__WRITTEN INSTRUCTION__
Give the number of lines that include the string "React", nothing more.

__GIVEN RECORDS__

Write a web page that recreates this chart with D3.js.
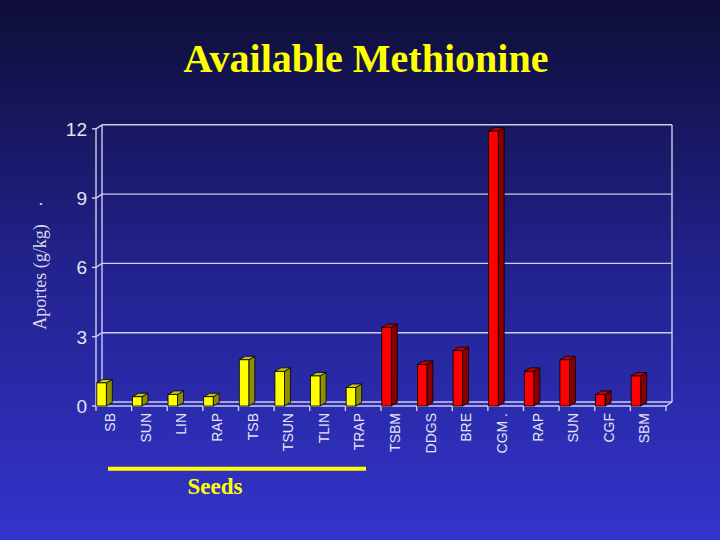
<!DOCTYPE html>
<html>
<head>
<meta charset="utf-8">
<script src="https://cdn.jsdelivr.net/npm/d3@7"></script>
<style>
  html, body { margin: 0; padding: 0; }
  body { width: 720px; height: 540px; overflow: hidden; }
</style>
</head>
<body>
<script>
// data
const categorias = ["SB", "SUN", "LIN", "RAP", "TSB", "TSUN", "TLIN", "TRAP",
                    "TSBM", "DDGS", "BRE", "CGM .", "RAP", "SUN", "CGF", "SBM"];
const grupos = ["seed", "seed", "seed", "seed", "seed", "seed", "seed", "seed",
                "meal", "meal", "meal", "meal", "meal", "meal", "meal", "meal"];
const valores = [1.0, 0.4, 0.5, 0.4, 2.0, 1.5, 1.3, 0.8,
                 3.4, 1.8, 2.4, 11.9, 1.5, 2.0, 0.5, 1.3];
const ticksY = [0, 3, 6, 9, 12];

const W = 720, H = 540;
const dx = 6, dy = -4;     // depth of the back wall
const bdx = 6, bdy = -3.5; // depth of the bars

svg = d3.select("body")
  .append("svg")
  .attr("width", W)
  .attr("height", H);

var grad = svg.append("defs").append("linearGradient")
  .attr("id", "fundo")
  .attr("x1", 0).attr("y1", 0).attr("x2", 0).attr("y2", 1);
grad.append("stop").attr("offset", "0%").attr("stop-color", "#0e0e38");
grad.append("stop").attr("offset", "50%").attr("stop-color", "#22228e");
grad.append("stop").attr("offset", "100%").attr("stop-color", "#3434cc");

svg.append("rect")
  .attr("width", W).attr("height", H)
  .attr("fill", "url(#fundo)");

var escalaX = d3.scaleBand()
  .domain(d3.range(categorias.length))
  .range([96, 666])
  .padding(0);

var escalaY = d3.scaleLinear()
  .domain([0, 12])
  .range([406, 128.8]);

// front, side, top
var escalaCor = d3.scaleOrdinal()
  .domain(["seed", "meal"])
  .range([["#ffff00", "#8e8e00", "#c4c418"], ["#ff0000", "#8a0000", "#c40000"]]);

const corLinha = "#cdcdee";
const xEsq = escalaX.range()[0], xDir = escalaX.range()[1];
const y0 = escalaY(0);

// back wall + gridlines (0 line is the back edge of the floor)
var grade = svg.append("g").attr("stroke", corLinha).attr("fill", "none").attr("stroke-width", 1.4);

ticksY.forEach(function(t) {
  var y = escalaY(t);
  grade.append("line").attr("x1", xEsq - 4).attr("x2", xEsq).attr("y1", y).attr("y2", y);
  grade.append("line").attr("x1", xEsq).attr("y1", y).attr("x2", xEsq + dx).attr("y2", y + dy);
  grade.append("line").attr("x1", xEsq + dx).attr("x2", xDir + dx).attr("y1", y + dy).attr("y2", y + dy);
});
// walls
grade.append("line").attr("x1", xEsq).attr("x2", xEsq).attr("y1", y0).attr("y2", escalaY(12));
grade.append("line").attr("x1", xEsq + dx).attr("x2", xEsq + dx).attr("y1", y0 + dy).attr("y2", escalaY(12) + dy);
grade.append("line").attr("x1", xDir + dx).attr("x2", xDir + dx).attr("y1", y0 + dy).attr("y2", escalaY(12) + dy);
// floor
grade.append("line").attr("x1", xEsq).attr("x2", xDir).attr("y1", y0).attr("y2", y0);
grade.append("line").attr("x1", xDir).attr("y1", y0).attr("x2", xDir + dx).attr("y2", y0 + dy);

// x ticks on band edges
d3.range(categorias.length + 1).forEach(function(i) {
  var x = xEsq + i * escalaX.bandwidth();
  grade.append("line").attr("x1", x).attr("x2", x).attr("y1", y0).attr("y2", y0 + 5);
});

// y labels
svg.selectAll(".ylab")
  .data(ticksY)
  .enter().append("text")
  .attr("x", 87)
  .attr("y", d => escalaY(d))
  .attr("dy", "0.36em")
  .attr("text-anchor", "end")
  .attr("font-family", "Liberation Sans, Arial, sans-serif")
  .attr("font-size", 19)
  .attr("fill", "#e4e4f4")
  .text(d => d);

// bars
var barras = svg.selectAll(".barra")
  .data(valores)
  .enter().append("g");

barras.each(function(v, i) {
  var g = d3.select(this);
  var cores = escalaCor(grupos[i]);
  var x = escalaX(i) + 0.8;
  var w = 9.5;
  var yv = escalaY(v);
  g.append("path")
    .attr("d", `M${x + w},${yv} L${x + w + bdx},${yv + bdy} L${x + w + bdx},${y0 + bdy} L${x + w},${y0} Z`)
    .attr("fill", cores[1]).attr("stroke", "#000").attr("stroke-width", 0.8);
  g.append("path")
    .attr("d", `M${x},${yv} L${x + bdx},${yv + bdy} L${x + w + bdx},${yv + bdy} L${x + w},${yv} Z`)
    .attr("fill", cores[2]).attr("stroke", "#000").attr("stroke-width", 0.8);
  g.append("rect")
    .attr("x", x).attr("y", yv)
    .attr("width", w).attr("height", y0 - yv)
    .attr("fill", cores[0]).attr("stroke", "#000").attr("stroke-width", 0.8);
});

// category labels
svg.selectAll(".xlab")
  .data(categorias)
  .enter().append("text")
  .attr("transform", (d, i) => `translate(${escalaX(i) + 14},${y0 + 7}) rotate(-90)`)
  .attr("dy", "0.36em")
  .attr("text-anchor", "end")
  .attr("font-family", "Liberation Sans, Arial, sans-serif")
  .attr("font-size", 14)
  .attr("fill", "#e4e4f4")
  .text(d => d);

// axis title
svg.append("text")
  .attr("transform", "translate(40,277) rotate(-90)")
  .attr("dy", "0.35em")
  .attr("text-anchor", "middle")
  .attr("font-family", "Liberation Serif, Times New Roman, serif")
  .attr("font-size", 18)
  .attr("fill", "#d8d8ea")
  .text("Aportes (g/kg)");
svg.append("text")
  .attr("transform", "translate(42,204) rotate(-90)")
  .attr("text-anchor", "middle")
  .attr("font-family", "Liberation Serif, Times New Roman, serif")
  .attr("font-size", 18)
  .attr("fill", "#d8d8ea")
  .text(".");

// title
svg.append("text")
  .attr("x", 366).attr("y", 72)
  .attr("text-anchor", "middle")
  .attr("font-family", "Liberation Serif, Times New Roman, serif")
  .attr("font-weight", "bold")
  .attr("font-size", 40)
  .attr("fill", "#ffff00")
  .text("Available Methionine");

// seeds bracket
svg.append("line")
  .attr("x1", 108).attr("x2", 366)
  .attr("y1", 468.7).attr("y2", 468.7)
  .attr("stroke", "#ffff00").attr("stroke-width", 4);
svg.append("text")
  .attr("x", 215).attr("y", 494)
  .attr("text-anchor", "middle")
  .attr("font-family", "Liberation Serif, Times New Roman, serif")
  .attr("font-weight", "bold")
  .attr("font-size", 23)
  .attr("fill", "#ffff00")
  .text("Seeds");
</script>
</body>
</html>
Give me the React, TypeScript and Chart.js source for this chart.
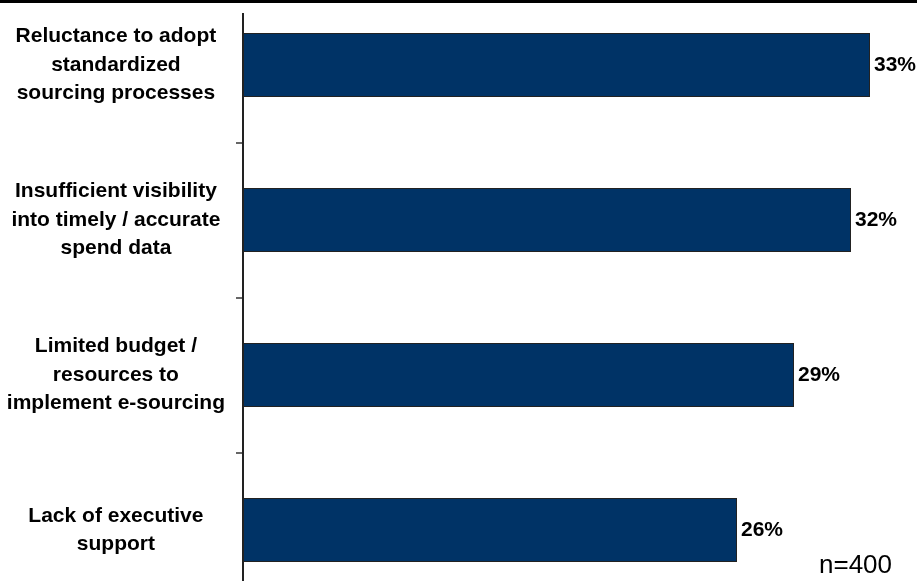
import React, { useEffect, useRef } from "react";
import { Chart, registerables } from "chart.js";

Chart.register(...registerables);

const categories: string[][] = [
  ["Reluctance to adopt", "standardized", "sourcing processes"],
  ["Insufficient visibility", "into timely / accurate", "spend data"],
  ["Limited budget /", "resources to", "implement e-sourcing"],
  ["Lack of executive", "support"],
];
const values: number[] = [33, 32, 29, 26];
const axisMax = 35;
const noteText = "n=400";

const FONT = '"Liberation Sans", Arial, sans-serif';
const W = 917;
const H = 640;
const OFFSET = 20; // canvas shifted up by this many px

export default function App() {
  const ref = useRef<HTMLCanvasElement | null>(null);

  useEffect(() => {
    if (!ref.current) return;
    const overlay = {
      id: "overlay",
      afterDraw(chart: any) {
        const ctx = chart.ctx;
        ctx.save();
        // top rule
        ctx.fillStyle = "#000";
        ctx.fillRect(0, OFFSET, W, 3);
        // axis line
        const ax = chart.chartArea.left;
        ctx.strokeStyle = "#222";
        ctx.lineWidth = 2;
        ctx.beginPath();
        ctx.moveTo(ax, OFFSET + 13);
        ctx.lineTo(ax, H);
        ctx.stroke();
        // value labels
        const meta = chart.getDatasetMeta(0);
        ctx.fillStyle = "#000";
        ctx.font = `bold 21px ${FONT}`;
        ctx.textAlign = "left";
        ctx.textBaseline = "middle";
        meta.data.forEach((bar: any, i: number) => {
          ctx.fillText(`${values[i]}%`, bar.x + 4, bar.y);
        });
        // note
        ctx.font = `26px ${FONT}`;
        ctx.textBaseline = "alphabetic";
        ctx.fillText(noteText, 819, OFFSET + 573);
        ctx.restore();
      },
    };

    const chart = new Chart(ref.current, {
      type: "bar",
      data: {
        labels: categories,
        datasets: [
          {
            data: values,
            backgroundColor: "#003366",
            borderColor: "#222",
            borderWidth: 1,
            barPercentage: 0.413,
            categoryPercentage: 1,
          },
        ],
      },
      options: {
        indexAxis: "y",
        responsive: false,
        animation: false,
        devicePixelRatio: 1,
        layout: {
          autoPadding: false,
          padding: { top: 7.5, bottom: 12.5, left: 0, right: 9 },
        },
        plugins: {
          legend: { display: false },
          tooltip: { enabled: false },
        },
        scales: {
          x: {
            display: false,
            min: 0,
            max: axisMax,
          },
          y: {
            position: "left",
            afterFit: (scale: any) => {
              scale.width = 243;
              scale.paddingTop = 0;
              scale.paddingBottom = 0;
            },
            border: { display: false },
            grid: {
              display: true,
              drawOnChartArea: false,
              drawTicks: true,
              tickLength: 7,
              offset: true,
              color: "#666",
              lineWidth: 2,
            },
            ticks: {
              crossAlign: "center",
              padding: 11,
              color: "#000",
              font: { family: FONT, size: 21, weight: "bold", lineHeight: 1.36 },
            },
          },
        },
      },
      plugins: [overlay],
    } as any);
    return () => chart.destroy();
  }, []);

  return (
    <div
      style={{
        position: "fixed",
        left: 0,
        top: 0,
        width: W,
        height: 581,
        overflow: "hidden",
        background: "#fff",
      }}
    >
      <canvas
        ref={ref}
        width={W}
        height={H}
        style={{ position: "absolute", left: 0, top: -OFFSET, width: W, height: H }}
      />
    </div>
  );
}
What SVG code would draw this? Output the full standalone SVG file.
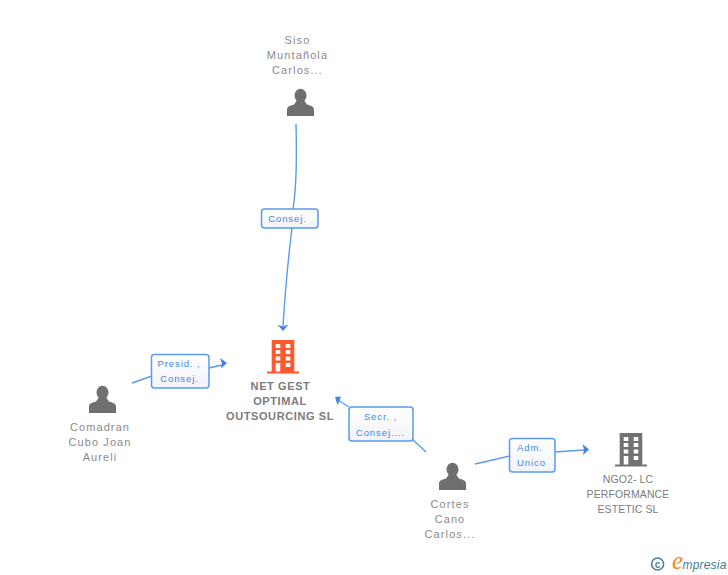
<svg xmlns="http://www.w3.org/2000/svg" width="728" height="575" viewBox="0 0 728 575">
<style>
text{font-family:"Liberation Sans",Arial,sans-serif;text-anchor:middle}
.n{font-size:11px;fill:#8a8a8a;letter-spacing:1.100px}
.c{font-size:10.500px;fill:#7c7c7c;letter-spacing:.1px}
.b{font-size:11px;fill:#7c7c7c;font-weight:bold;letter-spacing:.6px}
.l{font-size:9.500px;fill:#3d85e0;letter-spacing:.9px}
.box{fill:url(#g);stroke:#5a9bea;stroke-width:1.500}
.e{fill:none;stroke:#5a9bea;stroke-width:1.400}
.a{fill:#3d85e0}
.p{fill:#6f6f6f}
</style>
<defs>
<linearGradient id="g" x1="0" y1="0" x2="0" y2="1"><stop offset="0" stop-color="#ffffff"/><stop offset="1" stop-color="#f1f4f8"/></linearGradient>
<g id="person"><ellipse cx="0" cy="-20.500" rx="6" ry="6.800"/><path d="M-13.500 0V-6.500C-13.500-9.500-10-10.500-6.500-11.500L-4-15H4L6.500-11.500C10-10.500 13.500-9.500 13.500-6.500V0Z"/></g>
<g id="bld"><path d="M-11.300-1.500V-33H11.300V-1.500H16V.5H-16V-1.500ZM-7.300-29V-25H-2.700V-29ZM2.700-29V-25H7.300V-29ZM-7.300-23V-19H-2.700V-23ZM2.700-23V-19H7.300V-23ZM-7.300-16.500V-12.500H-2.700V-16.500ZM2.700-16.500V-12.500H7.300V-16.500ZM-7.300-10V-1.500H-2.700V-10ZM2.700-10V-6H7.300V-10Z" fill-rule="evenodd"/></g>
</defs>
<g id="connectors">
<path class="e" d="M296 124C297 160 296 190 293 209"/>
<path class="e" d="M292 228C288 260 285 295 283 326"/>
<path class="a" d="M277.500 324.500L283 326.500L288.500 324.500L283 331Z"/>
<path class="e" d="M132 383L152 376"/>
<path class="e" d="M209 368L222 365"/>
<path class="a" d="M220 358L222 363.500L221 368.500L227 363Z"/>
<path class="e" d="M426 452L412 439"/>
<path class="e" d="M349 407L338 400"/>
<path class="a" d="M335 397L341 396.500L339.500 400.500L337.500 405Z"/>
<path class="e" d="M475 464L510 456"/>
<path class="e" d="M555 452L584 450"/>
<path class="a" d="M582.500 444L584 449.500L583 455L589 449.500Z"/>
</g>
<g id="node-siso"><text class="n" x="297.500" y="44">Siso</text><text class="n" x="297.500" y="59">Muntañola</text><text class="n" x="297.500" y="74">Carlos...</text><use href="#person" x="300.500" y="116" class="p"/></g>
<g id="node-net"><use href="#bld" x="283" y="373" fill="#fb5a2e"/><text class="b" x="280.500" y="390">NET GEST</text><text class="b" x="280" y="405">OPTIMAL</text><text class="b" x="280" y="420">OUTSOURCING SL</text></g>
<g id="node-comadran"><use href="#person" x="102.500" y="413" class="p"/><text class="n" x="100" y="431">Comadran</text><text class="n" x="100" y="446">Cubo Joan</text><text class="n" x="100" y="461">Aureli</text></g>
<g id="node-cortes"><use href="#person" x="452.500" y="490" class="p"/><text class="n" x="450" y="508">Cortes</text><text class="n" x="450" y="523">Cano</text><text class="n" x="450" y="538">Carlos...</text></g>
<g id="node-ngo2"><use href="#bld" x="631" y="466" fill="#727272"/><text class="c" x="628" y="483">NGO2- LC</text><text class="c" x="628" y="498">PERFORMANCE</text><text class="c" x="628" y="513">ESTETIC SL</text></g>
<g id="label-consej"><rect class="box" x="261.500" y="209" width="56.500" height="19" rx="3"/><text class="l" x="287.500" y="222">Consej.</text></g>
<g id="label-presid"><rect class="box" x="151.500" y="354.500" width="57.500" height="33.500" rx="3"/><text class="l" x="179" y="367">Presid. ,</text><text class="l" x="179.500" y="382">Consej.</text></g>
<g id="label-secr"><rect class="box" x="349" y="407" width="64" height="34" rx="3"/><text class="l" x="380.500" y="420">Secr. ,</text><text class="l" x="380.500" y="436">Consej....</text></g>
<g id="label-adm"><rect class="box" x="509.500" y="438.500" width="45.500" height="33.500" rx="3"/><text class="l" x="530" y="451">Adm.</text><text class="l" x="531.500" y="466">Unico</text></g>
<g id="logo"><circle cx="657.600" cy="564" r="6" fill="none" stroke="#4b8298" stroke-width="1.600"/><text x="657.600" y="567.500" style="font-size:10px;fill:#4b8298;font-weight:bold">c</text><text x="677.500" y="569" style="font-family:'Liberation Serif',serif;font-style:italic;font-size:25px;fill:#f08a1d">e</text><text x="704.500" y="569" style="font-style:italic;font-size:12px;fill:#3f7c95;letter-spacing:.2px">mpresia</text></g>
</svg>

__EXERCISE RESPONSE__
2